Vivemos tempos de incerteza, nos quais a ética se afigura, por vezes, como um conceito fluído, vulnerável a contingências e interesses difusos. Contudo, esta não pode ser reduzida a um mero artifício retórico ou a uma convenção social descartável: a ética é o alicerce sobre o qual se erige a confiança interpessoal, institucional e governativa. O problema reside na sua sistemática erosão, especialmente na esfera pública e política, onde frequentemente é relativizada ou instrumentalizada. Até que ponto podemos perpetuar esta indulgência acrítica?
É tentador imputar aos outros a responsabilidade pela deterioração dos princípios éticos, mas será que examinamos, com igual rigor, as nossas próprias condutas? A integridade individual constitui a pedra angular de uma sociedade equitativa. Pequenos atos de desonestidade — do simples passar à frente na fila ao não respeitar uma regra de trânsito — corroem, insidiosamente, o tecido social. A ética não pode ser concebida como uma abstração distante; deve ser incorporada na práxis quotidiana. Em que condições podemos reivindicar transparência e responsabilidade dos nossos dirigentes se, enquanto indivíduos, negligenciamos esses mesmos valores?
No domínio público, a ética deveria ser um princípio inviolável. E assim assumida por quem exerce funções desta natureza, em primeira linha. No entanto, não temos dificuldade em encontrar, no mar das perceções, episódios reais de nepotismo, corrupção, favorecimento pessoal e outros que tais, quais espécies bentónicas que, de quando em vez, surgem à tona da água e nem sempre se desvanecem na espuma dos dias. A ausência de mecanismos eficazes de escrutínio e responsabilização compromete a credibilidade das instituições e perpetua ciclos de impunidade, que têm preço, habitualmente alto. Existem soluções viáveis, mas que se não constituírem uma crença absoluta de quem de direito, jamais passarão de promessas (e enganos) vãs: maior rigor nos processos de fiscalização, implementação de práticas administrativas transparentes e, acima de tudo, a consolidação definitiva de uma cultura de prestação de contas, onde os desvios éticos sejam enfrentados com medidas corretivas inequívocas.
Na esfera política, o desmoronamento da ética tem repercussões particularmente nefastas. A erosão da confiança dos cidadãos nos seus representantes é um sintoma de um sistema que, em demasiadas ocasiões, subordina o interesse coletivo a lógicas partidárias ou individuais. A ética política não pode permanecer no domínio da retórica vazia: deve traduzir-se em compromissos concretos, sustentados por normas rigorosas e uma transparência intransigente que permita o escrutínio público permanente.
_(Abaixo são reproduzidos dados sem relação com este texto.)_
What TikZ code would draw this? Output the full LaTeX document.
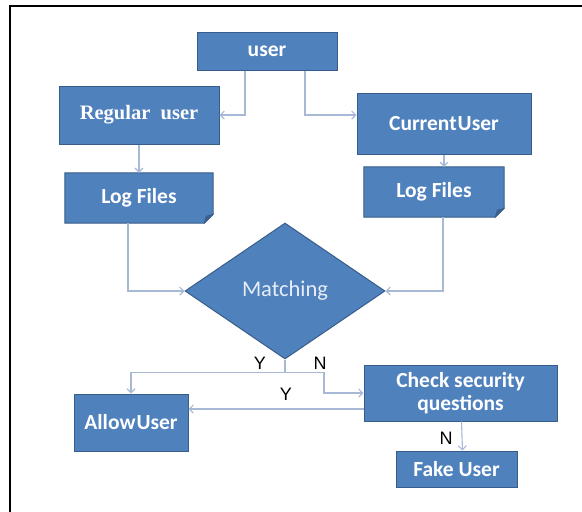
\documentclass[tikz,border=0pt]{standalone}
\usepackage{fontspec}
\usetikzlibrary{arrows.meta,shapes.geometric,calc}
\newfontfamily\carlito{Carlito}
\newfontfamily\libserif{Liberation Serif}
\newfontfamily\libsans{Liberation Sans}
\definecolor{boxfill}{HTML}{4F81BD}
\definecolor{boxline}{HTML}{385D8A}
\definecolor{connc}{HTML}{A7B9D5}
\definecolor{foldc}{HTML}{3C6394}
\pgfdeclarelayer{bottom}
\pgfdeclarelayer{background}
\pgfsetlayers{bottom,background,main}
\tikzset{
  box/.style={rectangle, fill=boxfill, draw=boxline, line width=1pt, text=white,
    font=\carlito\bfseries\fontsize{21.5}{23}\selectfont, inner sep=0pt, align=center},
  logbox/.style={rectangle, inner sep=0pt, text=white,
    font=\carlito\bfseries\fontsize{21.5}{23}\selectfont},
  decision/.style={diamond, aspect=1.47, fill=boxfill, draw=boxline, line width=1pt,
    inner sep=0pt, minimum width=200pt, minimum height=136pt,
    text={rgb,255:red,230;green,237;blue,247}, font=\carlito\fontsize{22.5}{24}\selectfont},
  conn/.style={draw=connc, line width=1.1pt, -{Straight Barb[length=4pt,width=8pt]}},
  lbl/.style={font=\libsans\fontsize{18}{20}\selectfont, text=black, inner sep=0pt}
}
\begin{document}
\begin{tikzpicture}[x=1pt,y=-1pt]
\useasboundingbox (0,0) rectangle (582,512);
\begin{pgfonlayer}{bottom}
\fill[white] (0,0) rectangle (582,512);
\end{pgfonlayer}
\draw[line width=2.5pt, line cap=rect] (10,512) -- (10,6) -- (582,6);

% nodes
\node[box, minimum width=140pt, minimum height=38pt] (user) at (267,51) {user};
\node[box, minimum width=160pt, minimum height=58pt, font=\libserif\bfseries\fontsize{20.5}{23}\selectfont] (reg) at (139,115) {Regular\ \ user};
\node[box, minimum width=174pt, minimum height=61pt] (cur) at (444,123.5) {Current\hspace{1pt}User};
\node[logbox, minimum width=148pt, minimum height=50pt] (log1) at (139,198) {Log Files};
\node[logbox, minimum width=140pt, minimum height=50pt] (log2) at (434,192) {Log Files};
\node[decision] (dia) at (285,291) {Matching};
\node[box, minimum width=193pt, minimum height=56pt] (check) at (460.5,393) {Check security\\questions};
\node[box, minimum width=114pt, minimum height=57pt] (allow) at (131,422.5) {Allow\hspace{1pt}User};
\node[box, minimum width=121pt, minimum height=36pt] (fake) at (456.5,469) {Fake User};

% folded log boxes
\begin{pgfonlayer}{background}
\foreach \n in {log1,log2}{
  \filldraw[fill=boxfill, draw=boxline, line width=1pt]
    (\n.north west) -- (\n.north east) -- ([yshift=9pt]\n.south east)
    -- ([xshift=-9pt]\n.south east) -- (\n.south west) -- cycle;
  \filldraw[fill=foldc, draw=boxline, line width=0.6pt]
    ([yshift=9pt]\n.south east) -- ([xshift=-9pt]\n.south east)
    -- ([xshift=-7pt,yshift=7pt]\n.south east) -- cycle;
}
\end{pgfonlayer}

% connectors
\draw[conn] ([xshift=-22pt]user.south) |- (reg.east);
\draw[conn] ([xshift=38pt]user.south) |- (cur.west |- reg.east);
\draw[conn] (reg.south) -- (log1.north);
\draw[conn] (cur.south) -- (cur.south |- log2.north);
\draw[conn] ([xshift=-11pt]log1.south) |- (dia.west);
\draw[conn] ([xshift=9pt]log2.south) |- (dia.east);
\coordinate (j) at ($(dia.south)+(0,13)$);
\coordinate (k) at ($(j)+(39,0)$);
\draw[draw=connc, line width=1.1pt] (dia.south) -- (j);
\draw[conn] (j) -| (allow.north);
\draw[conn] (j) -- (k) |- (check.west);
\draw[conn] ([yshift=-16pt]check.west) -- ([yshift=-16pt]check.west -| allow.east);
\draw[conn] ([xshift=1pt]check.south) -- ([xshift=6pt]fake.north);

% labels
\node[lbl] (y1) at (260,363) {Y};
\node[lbl] (n1) at (320,363) {N};
\node[lbl] (y2) at (286,394) {Y};
\node[lbl] (n2) at (446,438) {N};
\end{tikzpicture}
\end{document}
Apenas com uma fiscalização eficaz e mecanismos que garantam a visibilidade e rastreabilidade das decisões políticas podemos assegurar que o poder é exercido em benefício da sociedade e não em função de interesses particulares. Caso contrário, a dissociação entre governantes e governados continuará a expandir-se, e a alimentar o cinismo e a alienação cívica.
Se a nossa ambição, enquanto sociedade, é experienciar um ambiente social cada vez mais equitativo e sustentável, a ética deve constituir o eixo orientador, o fio de prumo das nossas escolhas, tanto a nível individual como coletivo. Legislar, apregoar, criar entidades e inventar mecanismos pode parecer que convence, mas do que precisamos é de uma verdadeira transformação de paradigma cultural. Enquanto persistirmos na complacência e na aceitação tácita da impunidade, qualquer passo afundar-se-á na instabilidade do terreno.
A ética não deve ser encarada como um fardo ou uma utopia inatingível. Pelo contrário, é a única fundação sólida sobre a qual uma sociedade pode evoluir sem se precipitar no caos.